Timing is no longer a confinement, and we are enjoying moving at our own pace, with nothing but the weather to limit us. However, realizing the weather is what we are most weary of and hurricane season is quickly approaching, we came to a cross road in our plans. The Bahamas’ has always been our chosen route for paradise, and then hightailing it down south when the season for hurricanes arose, as our insurance agreement states we do. However, viewing our charts, while on the Dry Tortugas, and comparing distances between lands, my mom discovered that the mileage to the Yucatan Peninsula wasn’t as vast as previously presumed. Crossing the gulfstream is a bit daunting, but we’ll have to cross it no matter which way we sail, so we’ll just “put our big girl panties on” as Tracey, a boater and friend always says. Since we will bypass Cuba, due to the U.S. embargo, this will be the longest passage we’ve ever sailed.
The captain of our factious democracy, my Mom, allowed us all to voice our questions and concerns in regards to our change of plans. With much encouragement, and the help of Google images, we all came to the harmonious conclusion that heading to the West Caribbean would be more beneficial to both our upcoming deadline, and our pocket book. Not to mention I still have those two years of High school Spanish I’ve never had the opportunity to try out.

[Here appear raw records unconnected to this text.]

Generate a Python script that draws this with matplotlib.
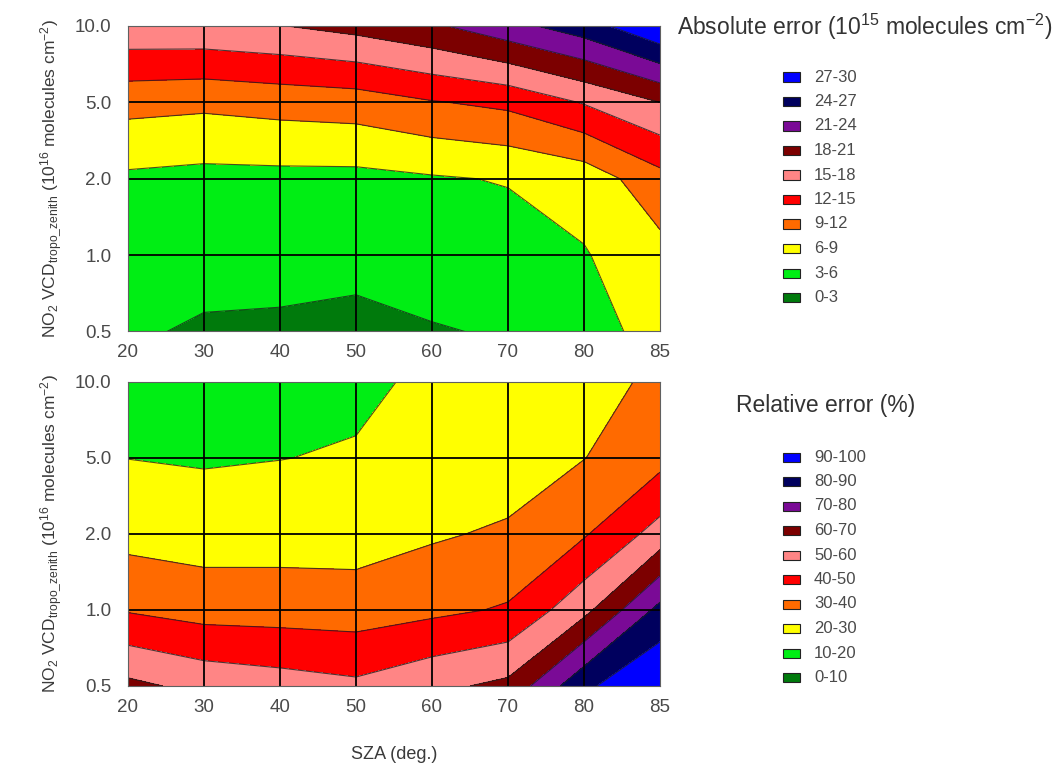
import numpy as np
import matplotlib.pyplot as plt
from matplotlib.patches import Rectangle

plt.rcParams['font.family'] = ['Liberation Sans', 'DejaVu Sans']
plt.rcParams['mathtext.default'] = 'regular'

# grid nodes: columns = SZA, rows = NO2 VCD (evenly spaced on the plot)
sza = [20, 30, 40, 50, 60, 70, 80, 85]
vcd = ['0.5', '1.0', '2.0', '5.0', '10.0']

# absolute error (1e15 molecules cm-2), rows from 0.5 up to 10.0
abs_err = np.array([
    [3.4, 2.62, 2.44, 1.89, 2.81, 3.25, 4.9, 7.0],
    [4.4, 4.14, 4.2, 4.2, 4.3, 4.5, 5.8, 8.0],
    [5.46, 5.1, 5.16, 5.16, 5.7, 6.2, 7.2, 11.0],
    [10.0, 9.65, 10.15, 10.5, 11.8, 12.7, 15.2, 18.0],
    [17.2, 17.3, 17.9, 19.0, 20.5, 23.0, 25.6, 29.8],
])

# relative error (%)
rel_err = np.array([
    [62.5, 57.0, 54.5, 52.0, 57.6, 62.4, 88.0, 99.7],
    [39.2, 36.0, 35.6, 35.1, 37.8, 41.0, 57.0, 83.0],
    [26.6, 25.3, 25.6, 25.5, 28.8, 31.5, 39.0, 54.0],
    [19.9, 19.1, 19.83, 20.83, 23.5, 24.4, 29.8, 36.8],
    [10.5, 12.0, 14.0, 18.0, 21.8, 24.0, 26.0, 32.2],
])

abs_levels = [0, 3, 6, 9, 12, 15, 18, 21, 24, 27, 30]
rel_levels = [0, 10, 20, 30, 40, 50, 60, 70, 80, 90, 100]
abs_labels = ['0-3', '3-6', '6-9', '9-12', '12-15', '15-18',
              '18-21', '21-24', '24-27', '27-30']
rel_labels = ['0-10', '10-20', '20-30', '30-40', '40-50', '50-60',
              '60-70', '70-80', '80-90', '90-100']

band_colors = ['#007a0c', '#00ee14', '#ffff00', '#ff6a00', '#ff0000',
               '#ff8585', '#7c0000', '#7a0a96', '#00005e', '#0000ff']

W, H = 1060, 769
fig = plt.figure(figsize=(W / 100, H / 100), dpi=100)


def fx(px):
    return px / W


def fy(py):
    return 1 - py / H


def draw_panel(rect, z, levels):
    ax = fig.add_axes(rect)
    xi = np.arange(len(sza))
    yi = np.arange(len(vcd))
    ax.contourf(xi, yi, z, levels=levels, colors=band_colors)
    ax.contour(xi, yi, z, levels=levels[1:-1], colors='#202020',
               linewidths=0.8, alpha=0.8)
    for x in xi[1:-1]:
        ax.axvline(x, color='black', lw=1.3)
    for y in yi[1:-1]:
        ax.axhline(y, color='black', lw=1.3)
    ax.set_xlim(0, len(sza) - 1)
    ax.set_ylim(0, len(vcd) - 1)
    ax.set_xticks(xi)
    ax.set_xticklabels([str(s) for s in sza])
    ax.set_yticks(yi)
    ax.set_yticklabels(vcd)
    ax.tick_params(length=0, labelsize=13.5, labelcolor='#4a4a4a')
    ax.tick_params(axis='y', pad=12)
    ax.tick_params(axis='x', pad=9)
    for s in ax.spines.values():
        s.set_color('#606060')
        s.set_linewidth(0.8)
    ax.set_ylabel(r'NO$_2$ VCD$_{tropo\_zenith}$ (10$^{16}$ molecules cm$^{-2}$)',
                  fontsize=12.5, color='#3a3a3a', labelpad=8)
    return ax


def draw_key(title, title_xy, labels, y0):
    fig.text(fx(title_xy[0]), fy(title_xy[1]), title, fontsize=16.5,
             color='#333333', ha='left', va='center')
    step = 24.5
    for k, (lab, col) in enumerate(zip(labels[::-1], band_colors[::-1])):
        yc = y0 + k * step
        fig.add_artist(Rectangle((fx(783), fy(yc + 4.5)), 17 / W, 9 / H,
                                 transform=fig.transFigure, facecolor=col,
                                 edgecolor='#222222', lw=0.8))
        fig.text(fx(814), fy(yc), lab, fontsize=12, color='#4a4a4a',
                 ha='left', va='center')


ax1 = draw_panel([fx(128), fy(331.5), 532 / W, 305.5 / H], abs_err, abs_levels)
ax2 = draw_panel([fx(128), fy(686), 532 / W, 304 / H], rel_err, rel_levels)
ax2.set_xlabel('SZA (deg.)', fontsize=13, color='#3a3a3a', labelpad=22)

draw_key(r'Absolute error (10$^{15}$ molecules cm$^{-2}$)', (677, 27),
         abs_labels, 77)
draw_key('Relative error (%)', (736, 405), rel_labels, 457)

fig.savefig('out.png', dpi=100)
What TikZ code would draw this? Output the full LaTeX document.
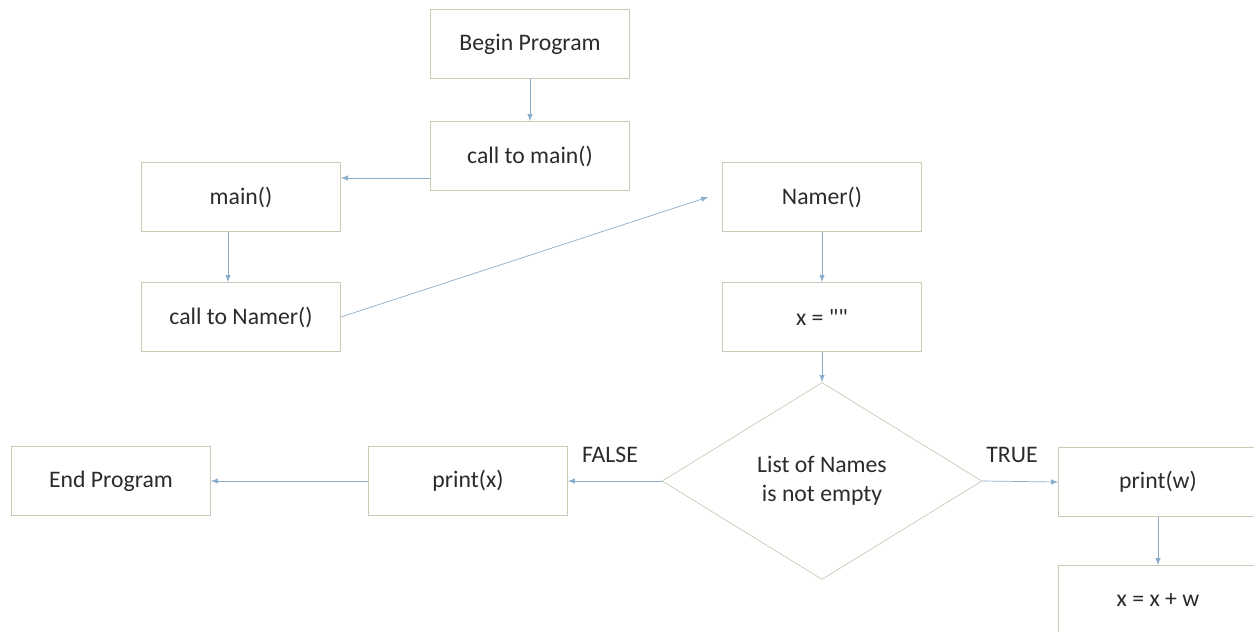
\documentclass[tikz,border=0pt]{standalone}
\usepackage{fontspec}
\setmainfont{Carlito}
\usetikzlibrary{positioning,calc,shapes.geometric}
\definecolor{boxline}{HTML}{C8CCB6}
\definecolor{flowline}{HTML}{8AADCB}
\definecolor{txt}{HTML}{2B2B2B}

\begin{document}
\begin{tikzpicture}[x=0.02cm, y=-0.02cm, >=latex,
    every node/.style={font=\fontsize{13.5}{16.5}\selectfont, text=txt},
    box/.style={draw=boxline, fill=white, minimum width=3.98cm, minimum height=1.38cm, inner sep=0pt},
    decision/.style={draw=boxline, fill=white, diamond, aspect=1.625, minimum width=6.4cm, minimum height=3.94cm, inner sep=0pt, align=center},
    flow/.style={->, draw=flowline, thin}]
    \clip (0,0) rectangle (1254,632);
    \node[box] (begin) at (530,44) {Begin Program};
    \node[box] (callmain) at (530,156) {call to main()};
    \node[box] (main) at (241,197) {main()};
    \node[box] (callnamer) at (241,317) {call to Namer()};
    \node[box] (namer) at (822,197) {Namer()};
    \node[box] (xinit) at (822,317) {x = \textquotedbl\textquotedbl};
    \node[decision] (cond) at (822,481) {List of Names\\is not empty};
    \node[box] (printx) at (468,481) {print(x)};
    \node[box] (endp) at (111,481) {End Program};
    \node[box] (printw) at (1158,482) {print(w)};
    \node[box] (xupd) at (1158,600) {x = x + w};
    \node (false) at (610,455) {FALSE};
    \node (true) at (1012,455) {TRUE};
    \draw[flow] (begin) -- (callmain);
    \draw[flow] ($(callmain.west)+(0,22)$) coordinate (cm) -- (cm -| main.east);
    \draw[flow] ($(main.south)+(-13,0)$) coordinate (ms) -- (ms |- callnamer.north);
    \draw[flow] (callnamer.east) -- ($(namer.west)+(-14,0)$);
    \draw[flow] (namer) -- (xinit);
    \draw[flow] (xinit) -- (cond);
    \draw[flow] (cond.west) -- (printx.east);
    \draw[flow] (printx) -- (endp);
    \draw[flow] (cond.east) -- (printw.west);
    \draw[flow] (printw) -- (xupd);
\end{tikzpicture}
\end{document}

As we peer over charts, and calculate distances it’s hard not to imagine what great adventures there are to come in this journey we’ve set out to experience. Already we’ve stumbled upon unknown organisms, beautiful sunsets, some of the most interesting people the streets have to offer, and still there’s so much more to see. At times it’s difficult to maintain a sense of yin and yang on our little 41 foot sloop, especially when our emotions and offences get the best of us. But with the help of the winds and the waves I pray for a safe passage, where ever we decide to go.